I recently had the pleasure of a visit with a remarkable woman. She has ninety-one years of experience on this earth, and seems to have lived each one fully. She showed me a map of all the places she and her husband traveled in their Airstream trailer, and it included every state except Hawaii and several places in Canada. Pictures and souvenirs of their life together cover the walls of her house.
I asked her how a farm girl from Illinois happened to meet a boy from the Texas panhandle. It seems she was in St. Louis, working as a secretary for the Air Force (Army Air Corp then, I believe) and they needed a typist to accompany an investigation team to Amarillo. She was single, and so eligible to go. She went to check into the hotel for the first time in her life. In the lobby, a good-looking airman tried to strike up a conversation, but prudently, she wouldn’t give him her name. He convinced her to go to dinner across the street, though. She wasn't sure who he talked to, but he managed to find out her name and all about her.
Three days later, she returned home, but this airman didn’t give up easily. He wrote letters and called her on the phone once a week. She said he was shy and didn't talk much, but he wrote beautiful letters. Eventually, he asked her to marry him. Her mother suggested she might want to meet his family before agreeing, so she and a friend traveled to his hometown in Texas and he came to meet her family. They were married for fifty-seven years.

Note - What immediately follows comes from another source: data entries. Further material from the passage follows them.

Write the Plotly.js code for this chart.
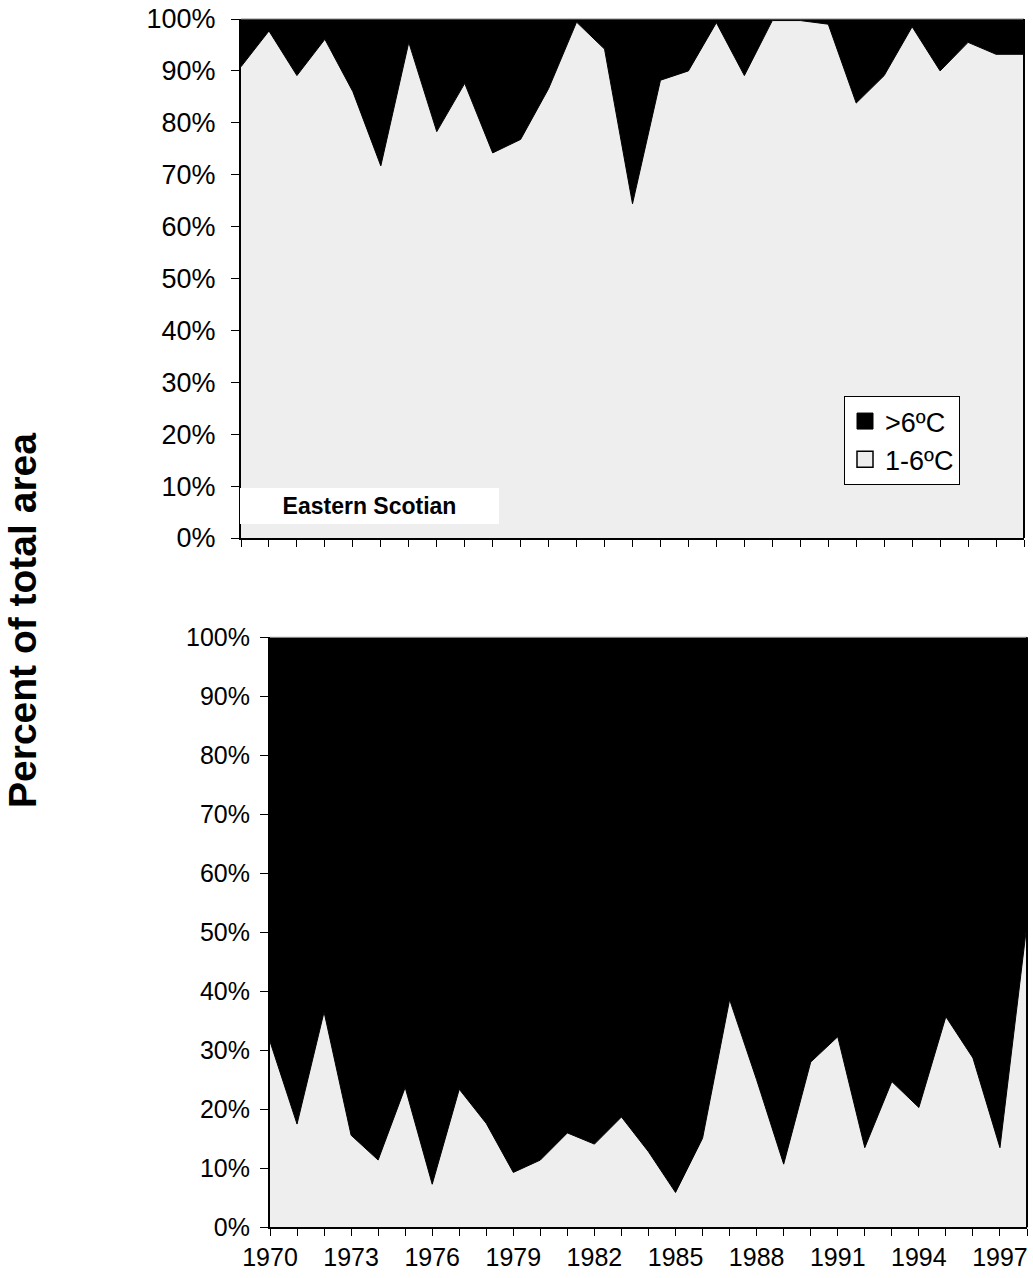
<!DOCTYPE html>
<html>
<head>
<meta charset="utf-8">
<script src="https://cdn.plot.ly/plotly-3.0.1.min.js"></script>
<style>
html,body{margin:0;padding:0;background:#fff;}
#chart{width:1033px;height:1278px;}
</style>
</head>
<body>
<div id="chart"></div>
<script>
// ---- data ----
const years = [1970,1971,1972,1973,1974,1975,1976,1977,1978,1979,1980,1981,1982,1983,1984,
               1985,1986,1987,1988,1989,1990,1991,1992,1993,1994,1995,1996,1997,1998];
// share of area at 1-6 ºC (percent) – Eastern Scotian (top panel)
const topCool = [90.8,97.7,89.1,96.1,86.0,71.7,95.5,78.3,87.6,74.2,76.8,86.6,99.4,94.2,64.4,
                 88.2,90.0,99.3,89.1,99.7,99.7,99.0,83.8,89.1,98.5,90.0,95.5,93.2,93.2];
// share of area at 1-6 ºC (percent) – bottom panel
const botCool = [31.5,17.5,36.5,15.6,11.4,23.7,7.3,23.4,17.6,9.3,11.4,16.0,14.1,18.7,12.8,
                 5.9,15.1,38.6,25.0,10.7,28.0,32.3,13.5,24.7,20.3,35.7,28.7,13.5,51.5];
const yTickVals = [0,10,20,30,40,50,60,70,80,90,100];
const yTickText = ['0%','10%','20%','30%','40%','50%','60%','70%','80%','90%','100%'];
const bottomTickText = ['1970','','','1973','','','1976','','','1979','','','1982','','',
                        '1985','','','1988','','','1991','','','1994','','','1997',''];
const seriesNames = ['>6ºC','1-6ºC'];
const panelLabel = 'Eastern Scotian';
const yTitle = 'Percent of total area';

const FONT = 'Liberation Sans, Arial, Helvetica, sans-serif';
const LIGHT = '#eeeeee';

function warm(arr){ return arr.map(v => 100 - v); }

const traces = [
  {x: years, y: topCool, xaxis:'x', yaxis:'y', stackgroup:'top', mode:'lines',
   fillcolor: LIGHT, line:{width:1, color:'#000'}, showlegend:false, hoverinfo:'skip'},
  {x: years, y: warm(topCool), xaxis:'x', yaxis:'y', stackgroup:'top', mode:'lines',
   fillcolor:'#000', line:{width:0, color:'#000'}, showlegend:false, hoverinfo:'skip'},
  {x: years, y: botCool, xaxis:'x2', yaxis:'y2', stackgroup:'bot', mode:'lines',
   fillcolor: LIGHT, line:{width:1, color:'#000'}, showlegend:false, hoverinfo:'skip'},
  {x: years, y: warm(botCool), xaxis:'x2', yaxis:'y2', stackgroup:'bot', mode:'lines',
   fillcolor:'#000', line:{width:0, color:'#000'}, showlegend:false, hoverinfo:'skip'},
  // legend entries
  {x:[null], y:[null], xaxis:'x', yaxis:'y', type:'scatter', mode:'markers', name: seriesNames[0],
   marker:{symbol:'square', size:20, color:'#000', line:{color:'#000', width:1}}},
  {x:[null], y:[null], xaxis:'x', yaxis:'y', type:'scatter', mode:'markers', name: seriesNames[1],
   marker:{symbol:'square', size:20, color: LIGHT, line:{color:'#000', width:1.5}}}
];

const xTop = [241/1033, 1024/1033];
const yTop = [1-538/1278, 1-19/1278];
const xBot = [270/1033, 1027/1033];
const yBot = [1-1227.3/1278, 1-637.3/1278];

const commonX = {
  range:[1970,1998], tickmode:'array', tickvals: years, ticks:'outside', ticklen:7,
  tickwidth:1, tickcolor:'#000', showline:true, linecolor:'#000', linewidth:2,
  showgrid:false, zeroline:false, fixedrange:true
};
const commonY = {
  range:[0,100], tickmode:'array', tickvals: yTickVals, ticktext: yTickText, ticks:'outside',
  ticklen:8, tickwidth:1, tickcolor:'#000', showline:true, linecolor:'#000', linewidth:2,
  showgrid:false, zeroline:false, fixedrange:true
};

const layout = {
  width:1033, height:1278,
  margin:{l:0,r:0,t:0,b:0},
  paper_bgcolor:'#fff', plot_bgcolor:'#fff',
  font:{family:FONT, color:'#000'},
  showlegend:true,
  legend:{x:844/1033, y:1-396/1278, xanchor:'left', yanchor:'top', bgcolor:'#fff',
          bordercolor:'#000', borderwidth:1, font:{family:FONT, size:27, color:'#000'},
          traceorder:'normal', itemwidth:30, itemsizing:'trace', tracegroupgap:0},
  xaxis: Object.assign({}, commonX, {domain:xTop, anchor:'y', showticklabels:false}),
  yaxis: Object.assign({}, commonY, {domain:yTop, anchor:'x', tickfont:{family:FONT,size:27},
          ticklabelstandoff:10}),
  xaxis2: Object.assign({}, commonX, {domain:xBot, anchor:'y2', ticktext: bottomTickText,
          tickfont:{family:FONT,size:25}}),
  yaxis2: Object.assign({}, commonY, {domain:yBot, anchor:'x2', tickfont:{family:FONT,size:25},
          ticklabelstandoff:5}),
  shapes:[
    {type:'line', xref:'paper', yref:'paper', x0:xTop[0], x1:xTop[1], y0:yTop[1], y1:yTop[1],
     line:{color:'#888', width:1}},
    {type:'line', xref:'paper', yref:'paper', x0:xTop[1], x1:xTop[1], y0:yTop[0], y1:yTop[1],
     line:{color:'#000', width:2}},
    {type:'line', xref:'paper', yref:'paper', x0:xBot[0], x1:xBot[1], y0:yBot[1], y1:yBot[1],
     line:{color:'#888', width:1}},
    {type:'line', xref:'paper', yref:'paper', x0:xBot[1], x1:xBot[1], y0:yBot[0], y1:yBot[1],
     line:{color:'#000', width:2}}
  ],
  annotations:[
    {text:'<b>'+panelLabel+'</b>', xref:'paper', yref:'paper', x:369.5/1033, y:1-505.8/1278,
     xanchor:'center', yanchor:'middle', showarrow:false, bgcolor:'#fff', borderwidth:0,
     borderpad:0, width:259, height:36, font:{family:FONT, size:23, color:'#000'}},
    {text:'<b>'+yTitle+'</b>', xref:'paper', yref:'paper', x:22/1033, y:1-621/1278,
     xanchor:'center', yanchor:'middle', showarrow:false, textangle:-90,
     font:{family:FONT, size:39, color:'#000'}}
  ]
};

Plotly.newPlot('chart', traces, layout, {staticPlot:true, displayModeBar:false});
</script>
</body>
</html>
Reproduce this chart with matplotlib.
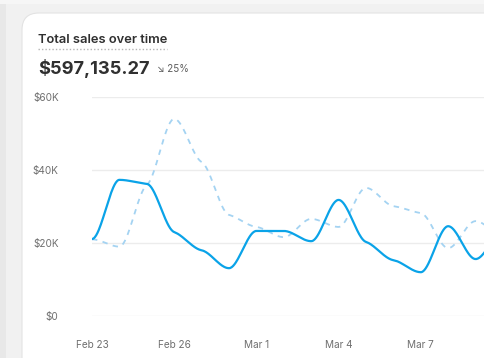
import numpy as np
import matplotlib.pyplot as plt
from matplotlib.patches import FancyBboxPatch, Rectangle
from matplotlib.lines import Line2D

plt.rcParams['font.family'] = ['Inter', 'DejaVu Sans']

# ── Data (thousands of $ per day) ─────────────────────────────────────────────
days = list(range(16))
tick_days = [0, 3, 6, 9, 12]
tick_labels = ["Feb 23", "Feb 26", "Mar 1", "Mar 4", "Mar 7"]
current = [21.1, 37.3, 36.2, 23.0, 18.0, 13.1, 23.3, 23.3, 20.5, 31.8,
           20.3, 15.3, 12.0, 24.6, 15.6, 23.0]
previous = [21.0, 19.0, 35.9, 54.0, 42.2, 27.7, 24.4, 21.6, 26.6, 24.4,
            35.1, 30.1, 28.2, 18.6, 26.0, 22.0]
y_ticks = [0, 20, 40, 60]
y_labels = ["$0", "$20K", "$40K", "$60K"]
title = "Total sales over time"
total = "$597,135.27"
change = "25%"


# ── Smooth curve through the points: Hermite with damped monotone tangents ───
def smooth(x, y, n=40, k=0.3):
    x = np.asarray(x, float); y = np.asarray(y, float)
    h = np.diff(x); s = np.diff(y) / h
    m = np.zeros_like(y)
    for i in range(1, len(y) - 1):
        p = (s[i - 1] * h[i] + s[i] * h[i - 1]) / (h[i - 1] + h[i])
        m[i] = k * (np.sign(s[i - 1]) + np.sign(s[i])) * min(abs(s[i - 1]), abs(s[i]), 0.5 * abs(p))
    xs, ys = [], []
    for i in range(len(h)):
        t = np.linspace(0, 1, n, endpoint=False)
        h00 = 2*t**3 - 3*t**2 + 1; h10 = t**3 - 2*t**2 + t
        h01 = -2*t**3 + 3*t**2;    h11 = t**3 - t**2
        xs.append(x[i] + t * h[i])
        ys.append(h00*y[i] + h10*h[i]*m[i] + h01*y[i+1] + h11*h[i]*m[i+1])
    xs.append([x[-1]]); ys.append([y[-1]])
    return np.concatenate(xs), np.concatenate(ys)


W, H = 485, 358
fig = plt.figure(figsize=(W / 100, H / 100), dpi=100)
fig.patch.set_facecolor("#f1f1f1")

# page strip + card (kept below the axes)
fig.patches.append(Rectangle((0, 0), 6 / W, 1, transform=fig.transFigure,
                             facecolor="#e8e8e8", edgecolor="none", zorder=-3))
fig.patches.append(Rectangle((0, 1 - 4 / H), 1, 4 / H, transform=fig.transFigure,
                             facecolor="#f6f6f6", edgecolor="none", zorder=-3))
fig.patches.append(FancyBboxPatch((22 / W, -0.2), 1.2, 1.2 - 13 / H,
                                  boxstyle="round,pad=0,rounding_size=0.035",
                                  transform=fig.transFigure, facecolor="white",
                                  edgecolor="#e3e3e3", linewidth=0.8, zorder=-2,
                                  mutation_aspect=W / H))

# header
fig.text(38 / W, 1 - 40 / H, title, fontsize=9.3, fontweight="semibold",
         color="#303030", va="center", ha="left")
fig.add_artist(Line2D([38 / W, 167 / W], [1 - 48.5 / H, 1 - 48.5 / H],
                      transform=fig.transFigure, color="#b5b5b5",
                      linestyle=(0, (1, 1.5)), linewidth=1))
fig.text(38 / W, 1 - 68 / H, total, fontsize=13.2, fontweight="bold",
         color="#303030", va="center", ha="left")
fig.text(157 / W, 1 - 68.5 / H, "\u2198 " + change, fontsize=7,
         color="#5c5c5c", va="center", ha="left")

# chart
ax = fig.add_axes([92 / W, 42 / H, 1 - 92 / W, (316 - 97) / H])
ax.set_facecolor("none")
xp, yp = smooth(days, previous)
xc, yc = smooth(days, current)
ax.plot(xp, yp, color="#a4d3f2", linewidth=1.3, linestyle=(0, (3, 3)), zorder=2)
ax.plot(xc, yc, color="#0aa3e8", linewidth=1.6, zorder=3)

ax.set_xlim(0, (W - 92) / 27.4)
ax.set_ylim(0, 60)
ax.set_yticks(y_ticks)
ax.set_yticklabels(y_labels)
ax.set_xticks(tick_days)
ax.set_xticklabels(tick_labels)
ax.grid(axis="y", color="#ececec", linewidth=1)
ax.set_axisbelow(True)
for sp in ax.spines.values():
    sp.set_visible(False)
ax.tick_params(axis="both", length=0, labelsize=7.2, labelcolor="#6f6f6f")
ax.tick_params(axis="y", pad=24)
ax.tick_params(axis="x", pad=17)

fig.savefig("out.png", dpi=100, facecolor=fig.get_facecolor())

As a writer, I’m awed by this story. There is something special about discovering a real, paper letter waiting in the mailbox, hiding among the bills and junk mail. It's like a little packet of love. Still, imagine inspiring someone to fall in love with you with the words on a page. From now on as I write, this is the gold standard I'll keep in mind. In the meantime, I just might write an actual paper letter or two. How about you?